Ceremonia did not start as a company. It started as a question, and the question would not let us go.
Years ago, our founder Austin Mao walked into a ceremony carrying the kind of question most people learn to live around, the one underneath the career, the relationships, the achievements. He came out of that ceremony with something he could not unsee: a felt sense of connection to himself, to other people, and to the living world that the rest of his life had been quietly missing.
What he did with that experience matters more than the experience itself. He spent the next years studying, IFS with practitioners trained by Dick Schwartz, somatic work, the clinical research coming out of Johns Hopkins and Imperial College London, indigenous lineages walked with consent and reciprocity. He apprenticed. He sat with friends through their own journeys. He kept noticing the gap.
The gap was simple. People were having transformative experiences in unsafe containers, or safe containers with no integration, or clinical containers with no soul. The underground was rich with wisdom and short on screening. The clinics were rich with screening and short on wisdom. The retreats overseas were beautiful and far away, and no one was there the morning after you got home.

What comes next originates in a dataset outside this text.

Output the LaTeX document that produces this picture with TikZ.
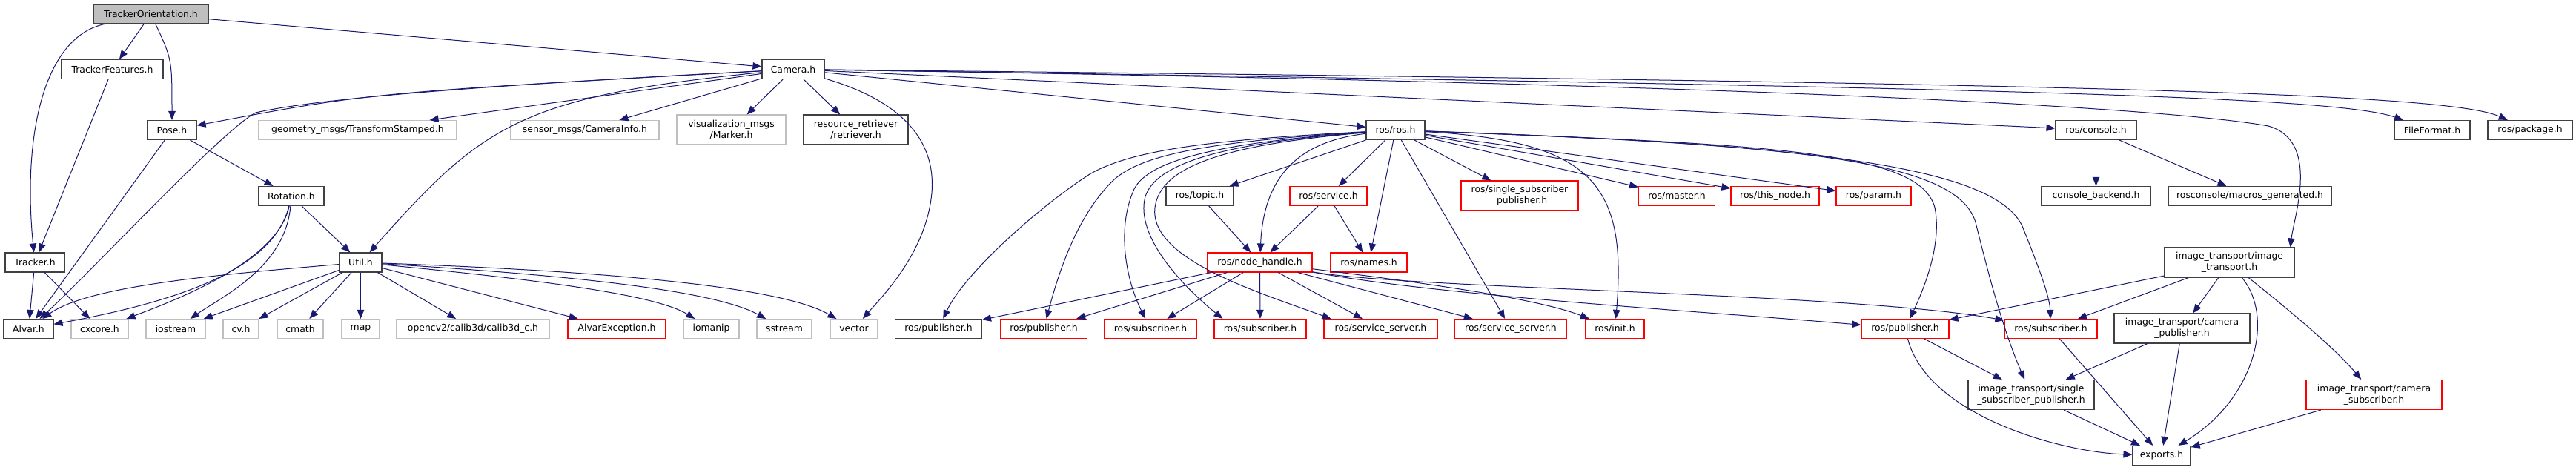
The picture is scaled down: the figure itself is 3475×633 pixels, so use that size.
\documentclass[tikz,border=0pt]{standalone}
\usepackage{fontspec}
\setmainfont{DejaVu Sans}
\usetikzlibrary{arrows.meta}
\definecolor{edgec}{RGB}{25,25,112}
\definecolor{bordk}{RGB}{64,64,64}
\definecolor{bordg}{RGB}{191,191,191}
\definecolor{bordr}{RGB}{255,0,0}
\tikzset{
  nb/.style={draw=bordk, line width=1.1pt, fill=white, rectangle, inner sep=0pt,
    minimum height=26pt, align=center, font=\fontsize{12.4}{15}\selectfont},
  ng/.style={nb, draw=bordg},
  nr/.style={nb, draw=bordr},
  tall/.style={minimum height=40pt},
  e/.style={draw=edgec, line width=1pt, -{Triangle[length=12pt,width=9.5pt]}},
}
\begin{document}
\begin{tikzpicture}[x=1pt,y=-1pt]
\useasboundingbox[fill=white] (0,0) rectangle (3475,633);
% row 0
\node[nb, fill=black!25, minimum width=155pt] (TO) at (203.5,19) {TrackerOrientation.h};
% row 1
\node[nb, minimum width=137pt] (TF) at (151.5,93.5) {TrackerFeatures.h};
\node[nb, minimum width=84pt] (Camera) at (1070,93.5) {Camera.h};
% row 2
\node[nb, minimum width=66pt] (Pose) at (232,175.5) {Pose.h};
\node[ng, minimum width=267pt] (geom) at (482.5,175.5) {geometry\_msgs/TransformStamped.h};
\node[ng, minimum width=200pt] (camInfo) at (789,175.5) {sensor\_msgs/CameraInfo.h};
\node[ng, tall, minimum width=147pt] (marker) at (986.5,175) {visualization\_msgs\\/Marker.h};
\node[nb, tall, minimum width=141pt] (retr) at (1154.5,175) {resource\_retriever\\/retriever.h};
\node[nb, minimum width=79pt] (ros) at (1882.5,175.5) {ros/ros.h};
\node[nb, minimum width=109pt] (console) at (2827.5,175.5) {ros/console.h};
\node[nb, minimum width=102pt] (ff) at (3281,175.5) {FileFormat.h};
\node[nb, minimum width=114pt] (pkg) at (3413,175.5) {ros/package.h};
% row 3
\node[nb, minimum width=88pt] (Rot) at (393,264.5) {Rotation.h};
\node[nb, minimum width=91pt] (topic) at (1618.5,264.5) {ros/topic.h};
\node[nr, minimum width=104pt] (service) at (1792,264.5) {ros/service.h};
\node[nr, tall, minimum width=158pt] (sspros) at (2050,264) {ros/single\_subscriber\\\_publisher.h};
\node[nr, minimum width=103pt] (master) at (2262,264.5) {ros/master.h};
\node[nr, minimum width=119pt] (thisnode) at (2394.5,264.5) {ros/this\_node.h};
\node[nr, minimum width=101pt] (param) at (2527.5,264.5) {ros/param.h};
\node[nb, minimum width=147pt] (cb) at (2827.5,264.5) {console\_backend.h};
\node[nb, minimum width=220pt] (mg) at (3035,264.5) {rosconsole/macros\_generated.h};
% row 4
\node[nb, minimum width=80pt] (Tracker) at (47,354) {Tracker.h};
\node[nb, minimum width=57pt] (Util) at (486.5,354) {Util.h};
\node[nr, minimum width=141pt] (nh) at (1699.5,354) {ros/node\_handle.h};
\node[nr, minimum width=103pt] (names) at (1846.5,354) {ros/names.h};
\node[nb, tall, minimum width=175pt] (it) at (3007.5,354) {image\_transport/image\\\_transport.h};
% row 5
\node[nb, minimum width=67pt] (Alvar) at (38.5,443.5) {Alvar.h};
\node[ng, minimum width=77pt] (cxcore) at (134.5,443.5) {cxcore.h};
\node[ng, minimum width=80pt] (iostream) at (237,443.5) {iostream};
\node[ng, minimum width=48pt] (cv) at (325,443.5) {cv.h};
\node[ng, minimum width=62pt] (cmath) at (405,443.5) {cmath};
\node[ng, minimum width=51pt] (map) at (486.5,443.5) {map};
\node[ng, minimum width=206pt] (ocv) at (638,443.5) {opencv2/calib3d/calib3d\_c.h};
\node[nr, minimum width=132pt] (aexc) at (832,443.5) {AlvarException.h};
\node[ng, minimum width=75pt] (iomanip) at (959.5,443.5) {iomanip};
\node[ng, minimum width=74pt] (sstream) at (1058,443.5) {sstream};
\node[ng, minimum width=63pt] (vector) at (1152,443.5) {vector};
\node[nb, minimum width=117pt] (pubB) at (1266,443.5) {ros/publisher.h};
\node[nr, minimum width=117pt] (pubM) at (1408,443.5) {ros/publisher.h};
\node[nr, minimum width=124pt] (sub1) at (1552,443.5) {ros/subscriber.h};
\node[nr, minimum width=124pt] (sub2) at (1700,443.5) {ros/subscriber.h};
\node[nr, minimum width=153pt] (ss1) at (1862.5,443.5) {ros/service\_server.h};
\node[nr, minimum width=151pt] (ss2) at (2038,443.5) {ros/service\_server.h};
\node[nr, minimum width=79pt] (init) at (2178.5,443.5) {ros/init.h};
\node[nr, minimum width=118pt] (pubR) at (2570,443.5) {ros/publisher.h};
\node[nr, minimum width=125pt] (subR) at (2766.5,443.5) {ros/subscriber.h};
\node[nb, tall, minimum width=183pt] (campub) at (2943.5,443) {image\_transport/camera\\\_publisher.h};
% row 6
\node[nb, tall, minimum width=170pt] (ssp) at (2740,532.5) {image\_transport/single\\\_subscriber\_publisher.h};
\node[nr, tall, minimum width=183pt] (camsub) at (3202.5,532.5) {image\_transport/camera\\\_subscriber.h};
% row 7
\node[nb, minimum width=78pt] (exports) at (2916,614.5) {exports.h};

% ---- edges ----
\draw[e] (TO) -- (TF);
\draw[e] (TO) .. controls (232,80) .. (Pose);
\draw[e] (TO) .. controls (60,50) and (30,180) .. (Tracker);
\draw[e] (TO) -- (Camera);
\draw[e] (TF) -- (Tracker);
\draw[e] (Tracker) -- (Alvar);
\draw[e] (Tracker) -- (cxcore);
\draw[e] (Pose) -- (Alvar);
\draw[e] (Pose) -- (Rot);
% Camera
\draw[e] (Camera) .. controls (500,125) .. (Pose);
\draw[e] (Camera) .. controls (600,118) and (420,135) .. (345,152) .. controls (300,175) and (120,370) .. (Alvar);
\draw[e] (Camera) -- (geom);
\draw[e] (Camera) -- (camInfo);
\draw[e] (Camera) -- (marker);
\draw[e] (Camera) -- (retr);
\draw[e] (Camera) .. controls (1230,140) and (1262,200) .. (1257,260) .. controls (1250,340) and (1190,400) .. (vector);
\draw[e] (Camera) .. controls (700,130) and (650,170) .. (Util);
\draw[e] (Camera) -- (ros);
\draw[e] (Camera) -- (console);
\draw[e] (Camera) .. controls (2500,115) and (2950,150) .. (3060,170) .. controls (3130,190) and (3095,290) .. ([xshift=-6pt]it.north east);
\draw[e] (Camera) .. controls (2700,118) and (3150,130) .. (ff);
\draw[e] (Camera) .. controls (2800,112) and (3300,125) .. (pkg);
% ros
\draw[e] (ros) -- (topic);
\draw[e] (ros) -- (service);
\draw[e] (ros) .. controls (1760,190) and (1705,230) .. (nh);
\draw[e] (ros) -- (names);
\draw[e] (ros) -- (sspros);
\draw[e] (ros) -- (master);
\draw[e] (ros) -- (thisnode);
\draw[e] (ros) -- (param);
\draw[e] (ros) -- (ss2);
\draw[e] (ros) .. controls (2150,190) and (2195,250) .. (init);
\draw[e] (ros) .. controls (1650,188) and (1530,200) .. (1470,235) .. controls (1400,280) and (1300,370) .. (pubB);
\draw[e] (ros) .. controls (1650,190) and (1540,205) .. (1500,245) .. controls (1455,290) and (1430,360) .. (pubM);
\draw[e] (ros) .. controls (1650,192) and (1550,215) .. (1530,255) .. controls (1505,310) and (1520,380) .. (sub1);
\draw[e] (ros) .. controls (1650,193) and (1560,220) .. (1545,265) .. controls (1530,320) and (1600,390) .. ([xshift=12pt]sub2.north west);
\draw[e] (ros) .. controls (1650,195) and (1565,225) .. (1558,280) .. controls (1550,350) and (1700,395) .. ([xshift=10pt]ss1.north west);
\draw[e] (ros) .. controls (2400,195) and (2590,205) .. (2610,280) .. controls (2620,330) and (2595,390) .. (pubR);
\draw[e] (ros) .. controls (2420,195) and (2640,215) .. (2665,300) .. controls (2680,360) and (2700,440) .. (ssp);
\draw[e] (ros) .. controls (2450,195) and (2700,225) .. (2730,310) .. controls (2750,360) and (2765,400) .. (subR);
% service, topic
\draw[e] (service) -- (nh);
\draw[e] (service) -- (names);
\draw[e] (topic) -- (nh);
% node handle
\draw[e] (nh) -- (pubB);
\draw[e] (nh) -- (pubM);
\draw[e] (nh) -- (sub1);
\draw[e] (nh) -- (sub2);
\draw[e] (nh) -- (ss1);
\draw[e] (nh) -- (ss2);
\draw[e] (nh) .. controls (1950,385) and (2080,405) .. (init);
\draw[e] (nh) .. controls (1950,400) and (2300,420) .. (pubR);
\draw[e] (nh) .. controls (1900,390) and (2500,395) .. (subR);
% console
\draw[e] (console) -- (cb);
\draw[e] (console) -- (mg);
% image transport
\draw[e] (it) -- (pubR);
\draw[e] (it) -- (subR);
\draw[e] (it) -- (campub);
\draw[e] (it) .. controls (3090,420) and (3150,470) .. (camsub);
\draw[e] (it) .. controls (3070,430) and (3040,540) .. (exports);
\draw[e] (campub) -- (ssp);
\draw[e] (campub) -- (exports);
\draw[e] (pubR) -- (ssp);
\draw[e] (pubR) .. controls (2600,560) and (2780,610) .. (exports);
\draw[e] (subR) -- (exports);
\draw[e] (ssp) -- (exports);
\draw[e] (camsub) -- (exports);
% Rotation
\draw[e] (Rot) -- (Util);
\draw[e] (Rot) .. controls (370,360) and (250,405) .. (Alvar);
\draw[e] (Rot) .. controls (375,350) and (250,400) .. (cxcore);
\draw[e] (Rot) .. controls (385,360) and (300,400) .. (iostream);
% Util
\draw[e] (Util) .. controls (300,370) and (120,385) .. (Alvar);
\draw[e] (Util) -- (iostream);
\draw[e] (Util) -- (cv);
\draw[e] (Util) -- (cmath);
\draw[e] (Util) -- (map);
\draw[e] (Util) -- (ocv);
\draw[e] (Util) -- (aexc);
\draw[e] (Util) .. controls (700,375) and (880,395) .. (iomanip);
\draw[e] (Util) .. controls (750,370) and (960,390) .. (sstream);
\draw[e] (Util) .. controls (800,365) and (1050,385) .. (vector);
\end{tikzpicture}
\end{document}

So we built the container we wished had existed. Legal, regulated, held in Colorado. Clinically screened, by a real intake team that says no when the answer is no. Held inside ceremony, not a hospital, not a hotel, by facilitators who have walked the path themselves. And followed by integration that lasts longer than the retreat did, because the retreat is not the work. The retreat is the doorway. The work is the year that follows.
Today, more than 600 guided journeys later, Ceremonia is a nonprofit holding small-cohort retreats, an alumni community that keeps walking, and a body of writing, podcasting, and research we're proud to share. We are not the only people doing this well. We are simply the people who have committed to doing it the way we wished it had been done for us.